Another option popular with family guys (who are senior) is stand-ups. These trips tie the last flight out with the first flight in. Because of the short time between, the crews stay on duty all night, and are paid half-time while while not flying. Because you go in late and get off early, it's like having extra days off.

[/ QUOTE ]


Who do you fly for?
 

bmellis

New Member
Thanks for the replies guys... Being away or spending time in hotels doesn't bother me, I'm just wondering how people deal with their kids. I had a friend who's dad flew for delta, I remember that he hated his dad's guts. Of course, the guy could have just been a jerk. Is it common at all to have lines that have smaller groupings of days? Like gone 2 days, back 2 days? Or is it generally 3-5 days away?
 

UIPilot45X

Well-Known Member
You could look into some cargo outfits. Like airnet for example, they fly monday through thursday mostly. Although the catch is that its from 9pm to 6 am (or something like that). Regardless of the exact times, its third shift. Of course, as in everything there are ups and downs, the downs being that your flying in the middle of the night. But if you are a family man its not so bad. From what I hear your children dont even realise you have a job, cause when you work they sleep and when they do the school thing you sleep. Anyway, cargo outfits like that is something you might want to look into. Goodluck.
 

FL270

New Member
bmellis ...

Airlines have everything from one to five day trips ... including two or three day trips instead of four days or longer. It all depends on what kind of lines your company puts out and how senior you are to bid on them. Again, to maximize your time with family, live in domicile instead of commuting. Marry a very understanding woman, and don't have kids until you have that airline job and can get a feel for what the schedule will be like.
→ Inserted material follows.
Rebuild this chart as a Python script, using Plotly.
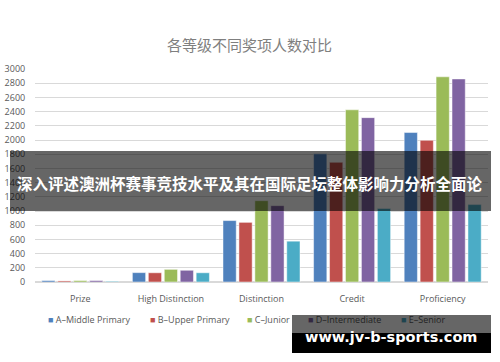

As for the Delta pilot's son that hated his old man, there's no telling what the whole story is there. Maybe Dad locked himself in his office when he was home and never spent any time with the kid. Maybe he was screwing around on Mom. Maybe the kid just had issues. Hard to say, and without knowing the whole story, it's irresponsible just to blame the situation on his job.

Like I said, one way or another you'll be working at least half the days of the month as a full-time professional pilot. Let's take an example:

Let's say you are an airline pilot (regional, major, doesn't matter). You are awarded a line for April that has four, four-day trips in it. This means you are working sixteen days and off fourteen days. Half the month is all your time. Each four day trip has three overnights (since the fourth night you'll be back home). So you're away twelve nights, but home the other eighteen in the month (assuming you live in base). That's not quite as bad as it seems at first glance ... at least I don't think so.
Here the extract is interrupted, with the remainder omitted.